Anarchism/Anti-State

REFORM AND REVOLUTION, Moderates and Revolutionaries in the CGT

By Larry Gambone

Until the outbreak of the First World War, the Confederation General du Travail (CGT) was a revolutionary anarcho-syndicalist union federation. Thereafter, the CGT was taken over by reformists and became an ordinary conservative trade union. So goes the accepted viewpoint. Murray Bookchin makes a statement which is a classic in this regard. Under Leon Jouhaux, the syndicalist CGT became bureaucratized, and, apart from the revolutionary rhetoric, a fairly conventional trade union. 1 For Daniel Guerin, the anarchist aspect of the CGT ended in 1914. 2 Sima Lieberman states that The minimum program it published in December 1918 was reformist in nature.3 For Nicholas Papayanis, the CGT had became democratic and integrated into the capitalist state and that only Russian Bolshevism challenged French syndicalism to become authentically revolutionary. 4 Val Lorwin felt the demise of revolutionary syndicalism began even earlier, for the revolutionary current was receding by 1910. 5 Almost seventy five years have passed since the supposed “right-turn” of the CGT and therefore we are far enough removed in time to examine this claim in a more objective light.

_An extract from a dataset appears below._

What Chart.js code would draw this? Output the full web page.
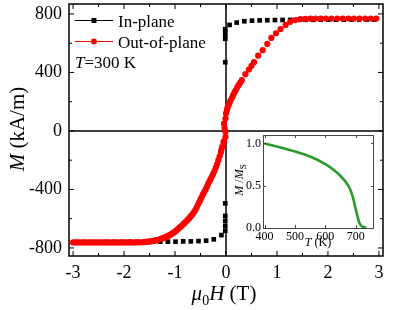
<!DOCTYPE html>
<html><head><meta charset="utf-8">
<script src="https://cdn.jsdelivr.net/npm/chart.js@4.4.0/dist/chart.umd.min.js"></script>
<style>
html,body{margin:0;padding:0;background:#fff;}
#wrap{position:relative;width:399px;height:310px;overflow:hidden;}
#main{position:absolute;left:0;top:0;}
#inset{position:absolute;left:228px;top:128px;}
</style></head><body>
<div id="wrap"><canvas id="main" width="399" height="310"></canvas><canvas id="inset" width="150" height="122"></canvas></div>
<script>
// ---------- data ----------
const xTicks = [-3, -2, -1, 0, 1, 2, 3];
const xMinorTicks = [-2.5, -1.5, -0.5, 0.5, 1.5, 2.5];
const yTicks = [-800, -400, 0, 400, 800];
const yMinorTicks = [-600, -200, 200, 600];

// In-plane (black squares)
const inPlaneH = [-2.94, -2.79, -2.64, -2.49, -2.34, -2.19, -2.04, -1.89, -1.74, -1.59,
  -1.44, -1.29, -1.14, -0.99, -0.84, -0.69, -0.54, -0.39, -0.24, -0.09,
  -0.015, -0.015, -0.015, -0.015, -0.015, -0.015, -0.015, -0.015, -0.015, -0.015,
  0.07, 0.21, 0.36, 0.51, 0.66, 0.81, 0.96, 1.11, 1.26, 1.41,
  1.56, 1.71, 1.86, 2.01, 2.16, 2.31, 2.46, 2.61, 2.76, 2.91];
const inPlaneM = [-760, -760, -760, -760, -759, -759, -759, -758, -758, -758,
  -757, -757, -757, -757, -755, -755, -753, -750, -741, -712,
  -683, -650, -615, -581, -495, 470, 630, 650, 675, 696,
  725, 741, 750, 754, 756, 757, 758, 759, 759, 760,
  760, 760, 761, 761, 761, 761, 762, 762, 762, 762];

// Out-of-plane (red circles), descending branch
const outDownH = [-3.00, -2.95, -2.90, -2.85, -2.80, -2.75, -2.70, -2.65, -2.60, -2.55,
  -2.50, -2.45, -2.40, -2.35, -2.30, -2.25, -2.20, -2.15, -2.10, -2.05,
  -2.00, -1.95, -1.90, -1.85, -1.80, -1.75, -1.70, -1.65, -1.60, -1.55,
  -1.50, -1.45, -1.40, -1.35, -1.30, -1.25, -1.20, -1.15, -1.10, -1.05,
  -1.00, -0.95, -0.90, -0.85, -0.80, -0.75, -0.70, -0.65, -0.60, -0.55,
  -0.50, -0.45, -0.40, -0.35, -0.30, -0.25, -0.20, -0.15, -0.10, -0.075,
  -0.05, -0.04, -0.01, -0.01, -0.03, -0.04, -0.01, 0.00, 0.02, 0.05,
  0.09, 0.12, 0.14, 0.19, 0.22, 0.25, 0.28, 0.31, 0.38, 0.45,
  0.50, 0.55, 0.63, 0.72, 0.81, 0.89, 0.98, 1.07, 1.17, 1.26,
  1.36, 1.46, 1.56, 1.66, 1.76, 1.86, 1.96, 2.07, 2.18, 2.29,
  2.40, 2.51, 2.62, 2.73, 2.84, 2.95];
const outDownM = [-762, -762, -762, -762, -762, -762, -762, -762, -762, -762,
  -762, -762, -762, -762, -762, -762, -762, -762, -762, -762,
  -762, -762, -762, -762, -762, -762, -761, -761, -760, -758,
  -756, -753, -750, -746, -741, -735, -728, -720, -711, -700,
  -688, -673, -658, -642, -625, -607, -588, -566, -540, -505,
  -468, -432, -400, -362, -328, -292, -250, -200, -145, -108,
  -80, -70, -40, -5, 20, 50, 85, 120, 142, 175,
  210, 228, 245, 278, 298, 315, 330, 347, 388, 420,
  445, 470, 515, 552, 595, 636, 668, 697, 725, 746,
  758, 764, 767, 768, 769, 769, 769, 769, 769, 769,
  769, 769, 769, 769, 769, 769];
// Out-of-plane, return branch (overlapping points read between the above)
const outUpH = [-1.575, -1.525, -1.475, -1.425, -1.375, -1.325, -1.275, -1.225, -1.175, -1.125,
  -1.075, -1.025, -0.975, -0.925, -0.875, -0.825, -0.775, -0.725, -0.675, -0.625,
  -0.575, -0.525, -0.475, -0.425, -0.375, -0.325, -0.275, -0.225, -0.175, -0.125,
  -0.09, 0.03, 0.07, 0.165];
const outUpM = [-759, -757, -755, -752, -748, -744, -738, -732, -724, -716,
  -706, -694, -681, -666, -650, -634, -616, -598, -577, -553,
  -523, -487, -450, -416, -381, -345, -310, -272, -226, -173,
  -128, 160, 192, 262];

// Inset: M/Ms vs T
const insetT = [400, 450, 500, 550, 600, 630, 650, 670, 680, 690, 695, 700, 705, 710, 715, 720, 728, 735];
const insetM = [1.0, 0.955, 0.905, 0.845, 0.755, 0.68, 0.615, 0.53, 0.47, 0.37, 0.30, 0.22, 0.15, 0.08, 0.04, 0.02, 0.008, 0.0];
const insetXTicks = [400, 500, 600, 700];
const insetYTicks = [0.0, 0.5, 1.0];

// ---------- helpers ----------
const SERIF = "'Liberation Serif', 'Times New Roman', serif";
function drawRuns(ctx, parts, x, y, align) {
  let w = 0;
  parts.forEach(p => { ctx.font = p.f; p.w = ctx.measureText(p.t).width; w += p.w; });
  let cx = align === 'center' ? x - w / 2 : x;
  ctx.textAlign = 'left';
  ctx.textBaseline = 'alphabetic';
  parts.forEach(p => { ctx.font = p.f; ctx.fillText(p.t, cx, y + (p.dy || 0)); cx += p.w; });
}
function noPad(s) { s.paddingTop = 0; s.paddingBottom = 0; s.paddingLeft = 0; s.paddingRight = 0; }

Chart.defaults.font.family = SERIF;
Chart.defaults.color = '#000';

// ---------- main chart ----------
const mainDeco = {
  id: 'mainDeco',
  beforeDatasetsDraw(chart) {
    const {ctx, chartArea: a, scales: {x, y}} = chart;
    ctx.save();
    ctx.strokeStyle = '#000';
    ctx.lineWidth = 1.5;
    const y0 = y.getPixelForValue(0), x0 = x.getPixelForValue(0);
    ctx.beginPath();
    ctx.moveTo(a.left, y0); ctx.lineTo(a.right, y0);
    ctx.moveTo(x0, a.top); ctx.lineTo(x0, a.bottom);
    ctx.stroke();
    ctx.restore();
  },
  afterDatasetsDraw(chart) {
    const {ctx, chartArea: a, scales: {x, y}} = chart;
    ctx.save();
    ctx.strokeStyle = '#000';
    ctx.lineWidth = 1.5;
    ctx.strokeRect(a.left, a.top, a.right - a.left, a.bottom - a.top);
    ctx.lineWidth = 1;
    ctx.beginPath();
    const tick = (vals, len) => {
      vals.forEach(v => {
        const px = x.getPixelForValue(v);
        ctx.moveTo(px, a.bottom); ctx.lineTo(px, a.bottom - len);
        ctx.moveTo(px, a.top); ctx.lineTo(px, a.top + len);
      });
    };
    const tickY = (vals, len) => {
      vals.forEach(v => {
        const py = y.getPixelForValue(v);
        ctx.moveTo(a.left, py); ctx.lineTo(a.left + len, py);
        ctx.moveTo(a.right, py); ctx.lineTo(a.right - len, py);
      });
    };
    tick(xTicks, 5); tick(xMinorTicks, 3);
    tickY(yTicks, 5); tickY(yMinorTicks, 3);
    ctx.stroke();

    // legend
    ctx.lineWidth = 1;
    ctx.strokeStyle = '#000';
    ctx.beginPath(); ctx.moveTo(75, 20.5); ctx.lineTo(113, 20.5); ctx.stroke();
    ctx.fillStyle = '#000'; ctx.fillRect(91.5, 18, 5, 5);
    ctx.strokeStyle = '#ff0000';
    ctx.beginPath(); ctx.moveTo(75, 41.5); ctx.lineTo(113, 41.5); ctx.stroke();
    ctx.fillStyle = '#ff0000';
    ctx.beginPath(); ctx.arc(94, 41.5, 3, 0, Math.PI * 2); ctx.fill();
    ctx.fillStyle = '#000';
    drawRuns(ctx, [{t: 'In-plane', f: '17px ' + SERIF}], 118, 26.5, 'left');
    drawRuns(ctx, [{t: 'Out-of-plane', f: '17px ' + SERIF}], 118, 47.5, 'left');
    drawRuns(ctx, [{t: 'T', f: 'italic 17px ' + SERIF}, {t: '=300 K', f: '17px ' + SERIF}], 75, 67.5, 'left');

    // axis titles
    drawRuns(ctx, [
      {t: 'μ', f: 'italic 21px ' + SERIF},
      {t: '0', f: '14px ' + SERIF, dy: 5},
      {t: 'H', f: 'italic 21px ' + SERIF},
      {t: ' (T)', f: '21px ' + SERIF}
    ], 224, 300, 'center');
    ctx.translate(24, 129);
    ctx.rotate(-Math.PI / 2);
    drawRuns(ctx, [
      {t: 'M', f: 'italic 21px ' + SERIF},
      {t: ' (kA/m)', f: '21px ' + SERIF}
    ], 0, 0, 'center');
    ctx.restore();
  }
};

new Chart(document.getElementById('main'), {
  type: 'scatter',
  data: {
    datasets: [
      {
        label: 'Out-of-plane',
        data: outDownH.map((h, i) => ({x: h, y: outDownM[i]}))
          .concat(outUpH.map((h, i) => ({x: h, y: outUpM[i]}))),
        pointStyle: 'circle', pointRadius: 3.1, borderWidth: 0,
        backgroundColor: '#ff0000', borderColor: '#ff0000', showLine: false, order: 0
      },
      {
        label: 'In-plane',
        data: inPlaneH.map((h, i) => ({x: h, y: inPlaneM[i]})),
        pointStyle: 'rect', pointRadius: 3.3, borderWidth: 0,
        backgroundColor: '#000', borderColor: '#000', showLine: false, order: 1
      }
    ]
  },
  options: {
    responsive: false, animation: false, devicePixelRatio: 1, events: [],
    layout: {padding: {left: 0, top: 4, right: 16, bottom: 0}},
    plugins: {legend: {display: false}, tooltip: {enabled: false}},
    scales: {
      x: {
        type: 'linear', min: -3.08, max: 3.08,
        grid: {display: false, drawTicks: false}, border: {display: false},
        afterBuildTicks: s => { s.ticks = xTicks.map(v => ({value: v})); },
        afterFit: s => { s.height = 54; noPad(s); },
        ticks: {autoSkip: false, maxRotation: 0, padding: 6, font: {size: 18, family: SERIF}, color: '#000', callback: v => String(v)}
      },
      y: {
        type: 'linear', min: -855, max: 868,
        grid: {display: false, drawTicks: false}, border: {display: false},
        afterBuildTicks: s => { s.ticks = yTicks.map(v => ({value: v})); },
        afterFit: s => { s.width = 69; noPad(s); },
        ticks: {autoSkip: false, padding: 7, font: {size: 18, family: SERIF}, color: '#000', callback: v => String(v)}
      }
    }
  },
  plugins: [mainDeco]
});

// ---------- inset ----------
const insetDeco = {
  id: 'insetDeco',
  beforeDraw(chart) {
    const {ctx, chartArea: a} = chart;
    ctx.save(); ctx.fillStyle = '#fff';
    ctx.fillRect(a.left, a.top, a.right - a.left, a.bottom - a.top);
    ctx.restore();
  },
  afterDraw(chart) {
    const {ctx, chartArea: a, scales: {x, y}} = chart;
    ctx.save();
    ctx.strokeStyle = '#444'; ctx.lineWidth = 1;
    ctx.strokeRect(a.left + 0.5, a.top + 0.5, a.right - a.left - 1, a.bottom - a.top);
    ctx.beginPath();
    insetXTicks.forEach(v => {
      const px = Math.round(x.getPixelForValue(v)) + 0.5;
      ctx.moveTo(px, a.bottom); ctx.lineTo(px, a.bottom - 3);
      ctx.moveTo(px, a.top); ctx.lineTo(px, a.top + 3);
    });
    insetYTicks.forEach(v => {
      const py = Math.round(y.getPixelForValue(v)) + 0.5;
      ctx.moveTo(a.left, py); ctx.lineTo(a.left + 3, py);
      ctx.moveTo(a.right, py); ctx.lineTo(a.right - 3, py);
    });
    ctx.stroke();
    ctx.fillStyle = '#000';
    drawRuns(ctx, [{t: 'T', f: 'italic 12px ' + SERIF}, {t: ' (K)', f: '12px ' + SERIF}], 90, 118, 'center');
    ctx.translate(15, 52);
    ctx.rotate(-Math.PI / 2);
    drawRuns(ctx, [
      {t: 'M', f: 'italic 12px ' + SERIF},
      {t: ' /', f: '12px ' + SERIF},
      {t: 'M', f: 'italic 12px ' + SERIF},
      {t: 'S', f: '9px ' + SERIF, dy: 3}
    ], 0, 0, 'center');
    ctx.restore();
  }
};

new Chart(document.getElementById('inset'), {
  type: 'scatter',
  data: {
    datasets: [{
      data: insetT.map((t, i) => ({x: t, y: insetM[i]})),
      showLine: true, borderColor: '#2a9a2a', borderWidth: 2.6,
      pointRadius: 0, cubicInterpolationMode: 'monotone'
    }]
  },
  options: {
    responsive: false, animation: false, devicePixelRatio: 1, events: [],
    layout: {padding: {left: 0, top: 7, right: 4, bottom: 0}},
    plugins: {legend: {display: false}, tooltip: {enabled: false}},
    scales: {
      x: {
        type: 'linear', min: 395, max: 760,
        grid: {display: false, drawTicks: false}, border: {display: false},
        afterBuildTicks: s => { s.ticks = insetXTicks.map(v => ({value: v})); },
        afterFit: s => { s.height = 22; noPad(s); },
        ticks: {autoSkip: false, maxRotation: 0, padding: 2, font: {size: 12, family: SERIF}, color: '#000'}
      },
      y: {
        type: 'linear', min: 0, max: 1.1,
        grid: {display: false, drawTicks: false}, border: {display: false},
        afterBuildTicks: s => { s.ticks = insetYTicks.map(v => ({value: v})); },
        afterFit: s => { s.width = 35; noPad(s); },
        ticks: {autoSkip: false, padding: 2, font: {size: 12, family: SERIF}, color: '#000', callback: v => v.toFixed(1)}
      }
    }
  },
  plugins: [insetDeco]
});
</script>
</body></html>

A first step in this examination requires a brief review of the history of anarcho-syndicalism before the break between “revolutionaries” and “moderates”. Anarchism had reached an impasse by the 1890’s. The “Propaganda of the Deed” era had proven a disaster, for the attentats had only created intense state oppression and the undying myth of the anarchist as bomb throwing terrorist. Some militants suggested that libertarians should amalgamate with the labor movement. Little was new in this approach, which was more of a return to anarchism’s Proudhonist roots, but the idea helped give birth to the CGT in 1895. 6 Anarcho-syndicalism’s chief theoretician was a young journalist, Fernand Pelloutier, who developed the basic ideology of the movement. Pelloutier made a clear break with the glorification of violence infecting anarchism and objected to barricades style revolution in the belief that military technology had made it obsolete. 7 The general strike was the modern way to make a revolution, a method both peaceful and legal.-Legal in a sense that a workers’ ability to labour is his property and he has the right to dispose of it as he sees fit-including withdrawing it. 8 Pelloutier broke with naive anarchism that sees all states as exactly the
same, and while stating that “no essential difference” existed among states, believed a republic provided greater opportunities for workers than other types of regimes. 9 He also
inspired the development of the Bourse de Travail, a kind of workers central which encouraged self-education and mutualism. Self-management of the work-place was the desired goal.